**GOAL**
Give the listing again character for character, but drop the images.
#####
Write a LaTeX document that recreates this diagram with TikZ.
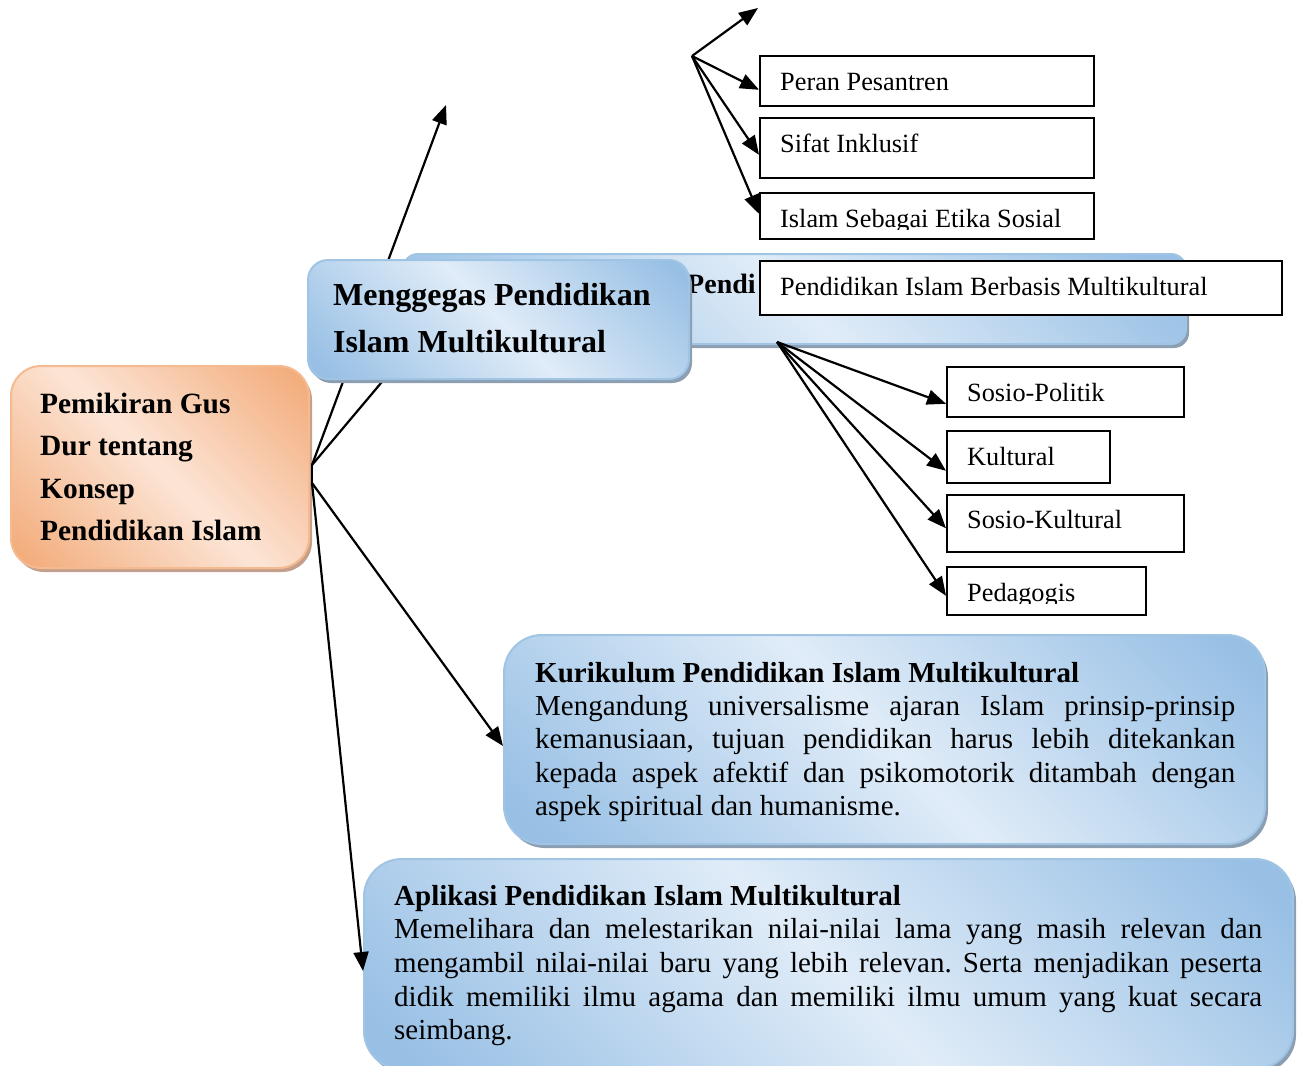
\documentclass[tikz,border=0pt]{standalone}
\usepackage{fontspec}
\setmainfont{Liberation Serif}
\usetikzlibrary{arrows.meta,shadows}
\frenchspacing
\definecolor{bdark}{RGB}{152,192,229}
\definecolor{blight}{RGB}{224,236,248}
\definecolor{bborder}{RGB}{160,196,228}
\definecolor{bshadow}{RGB}{140,158,178}
\definecolor{odark}{RGB}{243,174,126}
\definecolor{olight}{RGB}{252,229,214}
\definecolor{oborder}{RGB}{246,186,145}
\definecolor{oshadow}{RGB}{196,160,140}
\pgfdeclarehorizontalshading{blueband}{100bp}{color(0bp)=(bdark); color(18bp)=(bdark); color(50bp)=(blight); color(82bp)=(bdark); color(100bp)=(bdark)}
\pgfdeclarehorizontalshading{orangeband}{100bp}{color(0bp)=(odark); color(18bp)=(odark); color(50bp)=(olight); color(82bp)=(odark); color(100bp)=(odark)}
\begin{document}
\begin{tikzpicture}[x=1pt,y=-1pt,
  arr/.style={line width=2.2pt,-{Triangle[length=19pt,width=15pt]}},
  ln/.style={line width=2.2pt},
  rbox/.style={draw=black,line width=1.6pt,fill=white,inner sep=0pt,anchor=north west},
  btxt/.style={font=\fontsize{26.3}{30}\selectfont,anchor=base west,inner sep=0pt},
  bluebox/.style={shade,shading=blueband,shading angle=45,draw=bborder,line width=2pt,inner sep=0pt,anchor=north west,
     drop shadow={shadow xshift=3pt,shadow yshift=-4pt,fill=bshadow,opacity=1}},
  orangebox/.style={shade,shading=orangeband,shading angle=45,draw=oborder,line width=2pt,inner sep=0pt,anchor=north west,
     drop shadow={shadow xshift=3pt,shadow yshift=-4pt,fill=oshadow,opacity=1}},
  ttl/.style={font=\fontsize{32}{36}\selectfont\bfseries,anchor=base west,inner sep=0pt},
  otxt/.style={font=\fontsize{29.4}{34}\selectfont\bfseries,anchor=base west,inner sep=0pt},
  ptxt/.style={font=\fontsize{29}{33}\selectfont,anchor=base west,inner sep=0pt},
  ptitle/.style={font=\fontsize{29}{33}\selectfont\bfseries,anchor=base west,inner sep=0pt},
]
\useasboundingbox (0,0) rectangle (1300,1065);

% left orange box
\node[orangebox,rounded corners=30pt,minimum width=298pt,minimum height=202pt] (gus) at (10,365) {};
\node[otxt] (gus1) at (40,413) {Pemikiran Gus};
\node[otxt] (gus2) at (40,455) {Dur tentang};
\node[otxt] (gus3) at (40,498) {Konsep};
\node[otxt] (gus4) at (40,540) {Pendidikan Islam};

% back blue box
\node[bluebox,rounded corners=15pt,minimum width=783pt,minimum height=90pt] (pendib) at (402,253) {};
\node[font=\fontsize{28}{32}\selectfont\bfseries,anchor=base west,inner sep=0pt] (penditxt) at (687,293) {Pendi};

% hub and hidden connectors
\coordinate (hubA) at (312,465);
\coordinate (hubB) at (312,483);
\coordinate (topTip) at (446,105);
\draw[ln] (hubA) -- (hubB);
\draw[arr] (hubA) -- (topTip);
\draw[ln] (hubA) -- ([xshift=11pt]pendib.south west);

% Menggegas box
\node[bluebox,rounded corners=20pt,minimum width=381pt,minimum height=119pt] (meng) at (307,259) {};
\node[ttl] (meng1) at (333,305) {Menggegas Pendidikan};
\node[ttl] (meng2) at (333,352) {Islam Multikultural};

% Pendidikan Islam Berbasis Multikultural
\node[rbox,minimum width=522pt,minimum height=54pt] (pibm) at (759,260) {};
\node[btxt] (pibmT) at (780,295) {Pendidikan Islam Berbasis Multikultural};

% top boxes
\node[rbox,minimum width=334pt,minimum height=50pt] (peran) at (759,55) {};
\node[btxt] (peranT) at (780,90) {Peran Pesantren};
\node[rbox,minimum width=334pt,minimum height=60pt] (sifat) at (759,117) {};
\node[btxt] (sifatT) at (780,152) {Sifat Inklusif};
\node[rbox,minimum width=334pt,minimum height=46pt] (islam) at (759,192) {};
\begin{scope}
  \clip (760,193) rectangle (1092,229);
  \node[btxt] (islamT) at (780,227) {Islam Sebagai Etika Sosial};
\end{scope}

\coordinate (fanT) at (692,56);
\coordinate (topEnd) at (758,8);
\draw[arr] (fanT) -- (topEnd);
\draw[arr] (fanT) -- ([yshift=-9pt]peran.west);
\draw[arr] (fanT) -- ([yshift=-7pt]sifat.west);
\draw[arr] (fanT) -- ([yshift=2pt]islam.west);

% bottom boxes
\node[rbox,minimum width=237pt,minimum height=50pt] (sospol) at (946,366) {};
\node[btxt] (sospolT) at (967,401) {Sosio-Politik};
\node[rbox,minimum width=163pt,minimum height=52pt] (kult) at (946,430) {};
\node[btxt] (kultT) at (967,465) {Kultural};
\node[rbox,minimum width=237pt,minimum height=57pt] (soskul) at (946,494) {};
\node[btxt] (soskulT) at (967,528) {Sosio-Kultural};
\node[rbox,minimum width=199pt,minimum height=48pt] (ped) at (946,566) {};
\begin{scope}
  \clip (947,567) rectangle (1143,603);
  \node[btxt] (pedT) at (967,601) {Pedagogis};
\end{scope}

\coordinate (fanB) at (777,342);
\draw[arr] (fanB) -- ([yshift=-12pt]sospol.west);
\draw[arr] (fanB) -- ([yshift=-14pt]kult.west);
\draw[arr] (fanB) -- ([yshift=-5pt]soskul.west);
\draw[arr] (fanB) -- ([yshift=-5pt]ped.west);

% Kurikulum box
\node[bluebox,rounded corners=38pt,minimum width=761pt,minimum height=209pt] (kur) at (503,634) {};
\node[ptitle] (kur0) at (535,682) {Kurikulum Pendidikan Islam Multikultural};
\node[ptxt] (kur1) at (535,715) {\makebox[700pt][s]{Mengandung universalisme ajaran Islam prinsip-prinsip}};
\node[ptxt] (kur2) at (535,748) {\makebox[700pt][s]{kemanusiaan, tujuan pendidikan harus lebih ditekankan}};
\node[ptxt] (kur3) at (535,782) {\makebox[700pt][s]{kepada aspek afektif dan psikomotorik ditambah dengan}};
\node[ptxt] (kur4) at (535,815) {aspek spiritual dan humanisme.};

% Aplikasi box
\node[bluebox,rounded corners=38pt,minimum width=929pt,minimum height=210pt] (apl) at (363,858) {};
\node[ptitle] (apl0) at (394,905) {Aplikasi Pendidikan Islam Multikultural};
\node[ptxt] (apl1) at (394,938) {\makebox[868pt][s]{Memelihara dan melestarikan nilai-nilai lama yang masih relevan dan}};
\node[ptxt] (apl2) at (394,972) {\makebox[868pt][s]{mengambil nilai-nilai baru yang lebih relevan. Serta menjadikan peserta}};
\node[ptxt] (apl3) at (394,1006) {\makebox[868pt][s]{didik memiliki ilmu agama dan memiliki ilmu umum yang kuat secara}};
\node[ptxt] (apl4) at (394,1039) {seimbang.};

\draw[arr] (hubB) -- ([yshift=-6.5pt]kur.west);
\draw[arr] (hubB) -- ([yshift=-7pt]apl.west);
\end{tikzpicture}
\end{document}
#####
**ANSWER TO THIS PROBLEM**
Write a LaTeX document that recreates this diagram with TikZ.
\documentclass[tikz,border=0pt]{standalone}
\usepackage{fontspec}
\setmainfont{Liberation Serif}
\usetikzlibrary{arrows.meta,shadows}
\frenchspacing
\definecolor{bdark}{RGB}{152,192,229}
\definecolor{blight}{RGB}{224,236,248}
\definecolor{bborder}{RGB}{160,196,228}
\definecolor{bshadow}{RGB}{140,158,178}
\definecolor{odark}{RGB}{243,174,126}
\definecolor{olight}{RGB}{252,229,214}
\definecolor{oborder}{RGB}{246,186,145}
\definecolor{oshadow}{RGB}{196,160,140}
\pgfdeclarehorizontalshading{blueband}{100bp}{color(0bp)=(bdark); color(18bp)=(bdark); color(50bp)=(blight); color(82bp)=(bdark); color(100bp)=(bdark)}
\pgfdeclarehorizontalshading{orangeband}{100bp}{color(0bp)=(odark); color(18bp)=(odark); color(50bp)=(olight); color(82bp)=(odark); color(100bp)=(odark)}
\begin{document}
\begin{tikzpicture}[x=1pt,y=-1pt,
  arr/.style={line width=2.2pt,-{Triangle[length=19pt,width=15pt]}},
  ln/.style={line width=2.2pt},
  rbox/.style={draw=black,line width=1.6pt,fill=white,inner sep=0pt,anchor=north west},
  btxt/.style={font=\fontsize{26.3}{30}\selectfont,anchor=base west,inner sep=0pt},
  bluebox/.style={shade,shading=blueband,shading angle=45,draw=bborder,line width=2pt,inner sep=0pt,anchor=north west,
     drop shadow={shadow xshift=3pt,shadow yshift=-4pt,fill=bshadow,opacity=1}},
  orangebox/.style={shade,shading=orangeband,shading angle=45,draw=oborder,line width=2pt,inner sep=0pt,anchor=north west,
     drop shadow={shadow xshift=3pt,shadow yshift=-4pt,fill=oshadow,opacity=1}},
  ttl/.style={font=\fontsize{32}{36}\selectfont\bfseries,anchor=base west,inner sep=0pt},
  otxt/.style={font=\fontsize{29.4}{34}\selectfont\bfseries,anchor=base west,inner sep=0pt},
  ptxt/.style={font=\fontsize{29}{33}\selectfont,anchor=base west,inner sep=0pt},
  ptitle/.style={font=\fontsize{29}{33}\selectfont\bfseries,anchor=base west,inner sep=0pt},
]
\useasboundingbox (0,0) rectangle (1300,1065);

% left orange box
\node[orangebox,rounded corners=30pt,minimum width=298pt,minimum height=202pt] (gus) at (10,365) {};
\node[otxt] (gus1) at (40,413) {Pemikiran Gus};
\node[otxt] (gus2) at (40,455) {Dur tentang};
\node[otxt] (gus3) at (40,498) {Konsep};
\node[otxt] (gus4) at (40,540) {Pendidikan Islam};

% back blue box
\node[bluebox,rounded corners=15pt,minimum width=783pt,minimum height=90pt] (pendib) at (402,253) {};
\node[font=\fontsize{28}{32}\selectfont\bfseries,anchor=base west,inner sep=0pt] (penditxt) at (687,293) {Pendi};

% hub and hidden connectors
\coordinate (hubA) at (312,465);
\coordinate (hubB) at (312,483);
\coordinate (topTip) at (446,105);
\draw[ln] (hubA) -- (hubB);
\draw[arr] (hubA) -- (topTip);
\draw[ln] (hubA) -- ([xshift=11pt]pendib.south west);

% Menggegas box
\node[bluebox,rounded corners=20pt,minimum width=381pt,minimum height=119pt] (meng) at (307,259) {};
\node[ttl] (meng1) at (333,305) {Menggegas Pendidikan};
\node[ttl] (meng2) at (333,352) {Islam Multikultural};

% Pendidikan Islam Berbasis Multikultural
\node[rbox,minimum width=522pt,minimum height=54pt] (pibm) at (759,260) {};
\node[btxt] (pibmT) at (780,295) {Pendidikan Islam Berbasis Multikultural};

% top boxes
\node[rbox,minimum width=334pt,minimum height=50pt] (peran) at (759,55) {};
\node[btxt] (peranT) at (780,90) {Peran Pesantren};
\node[rbox,minimum width=334pt,minimum height=60pt] (sifat) at (759,117) {};
\node[btxt] (sifatT) at (780,152) {Sifat Inklusif};
\node[rbox,minimum width=334pt,minimum height=46pt] (islam) at (759,192) {};
\begin{scope}
  \clip (760,193) rectangle (1092,229);
  \node[btxt] (islamT) at (780,227) {Islam Sebagai Etika Sosial};
\end{scope}

\coordinate (fanT) at (692,56);
\coordinate (topEnd) at (758,8);
\draw[arr] (fanT) -- (topEnd);
\draw[arr] (fanT) -- ([yshift=-9pt]peran.west);
\draw[arr] (fanT) -- ([yshift=-7pt]sifat.west);
\draw[arr] (fanT) -- ([yshift=2pt]islam.west);

% bottom boxes
\node[rbox,minimum width=237pt,minimum height=50pt] (sospol) at (946,366) {};
\node[btxt] (sospolT) at (967,401) {Sosio-Politik};
\node[rbox,minimum width=163pt,minimum height=52pt] (kult) at (946,430) {};
\node[btxt] (kultT) at (967,465) {Kultural};
\node[rbox,minimum width=237pt,minimum height=57pt] (soskul) at (946,494) {};
\node[btxt] (soskulT) at (967,528) {Sosio-Kultural};
\node[rbox,minimum width=199pt,minimum height=48pt] (ped) at (946,566) {};
\begin{scope}
  \clip (947,567) rectangle (1143,603);
  \node[btxt] (pedT) at (967,601) {Pedagogis};
\end{scope}

\coordinate (fanB) at (777,342);
\draw[arr] (fanB) -- ([yshift=-12pt]sospol.west);
\draw[arr] (fanB) -- ([yshift=-14pt]kult.west);
\draw[arr] (fanB) -- ([yshift=-5pt]soskul.west);
\draw[arr] (fanB) -- ([yshift=-5pt]ped.west);

% Kurikulum box
\node[bluebox,rounded corners=38pt,minimum width=761pt,minimum height=209pt] (kur) at (503,634) {};
\node[ptitle] (kur0) at (535,682) {Kurikulum Pendidikan Islam Multikultural};
\node[ptxt] (kur1) at (535,715) {\makebox[700pt][s]{Mengandung universalisme ajaran Islam prinsip-prinsip}};
\node[ptxt] (kur2) at (535,748) {\makebox[700pt][s]{kemanusiaan, tujuan pendidikan harus lebih ditekankan}};
\node[ptxt] (kur3) at (535,782) {\makebox[700pt][s]{kepada aspek afektif dan psikomotorik ditambah dengan}};
\node[ptxt] (kur4) at (535,815) {aspek spiritual dan humanisme.};

% Aplikasi box
\node[bluebox,rounded corners=38pt,minimum width=929pt,minimum height=210pt] (apl) at (363,858) {};
\node[ptitle] (apl0) at (394,905) {Aplikasi Pendidikan Islam Multikultural};
\node[ptxt] (apl1) at (394,938) {\makebox[868pt][s]{Memelihara dan melestarikan nilai-nilai lama yang masih relevan dan}};
\node[ptxt] (apl2) at (394,972) {\makebox[868pt][s]{mengambil nilai-nilai baru yang lebih relevan. Serta menjadikan peserta}};
\node[ptxt] (apl3) at (394,1006) {\makebox[868pt][s]{didik memiliki ilmu agama dan memiliki ilmu umum yang kuat secara}};
\node[ptxt] (apl4) at (394,1039) {seimbang.};

\draw[arr] (hubB) -- ([yshift=-6.5pt]kur.west);
\draw[arr] (hubB) -- ([yshift=-7pt]apl.west);
\end{tikzpicture}
\end{document}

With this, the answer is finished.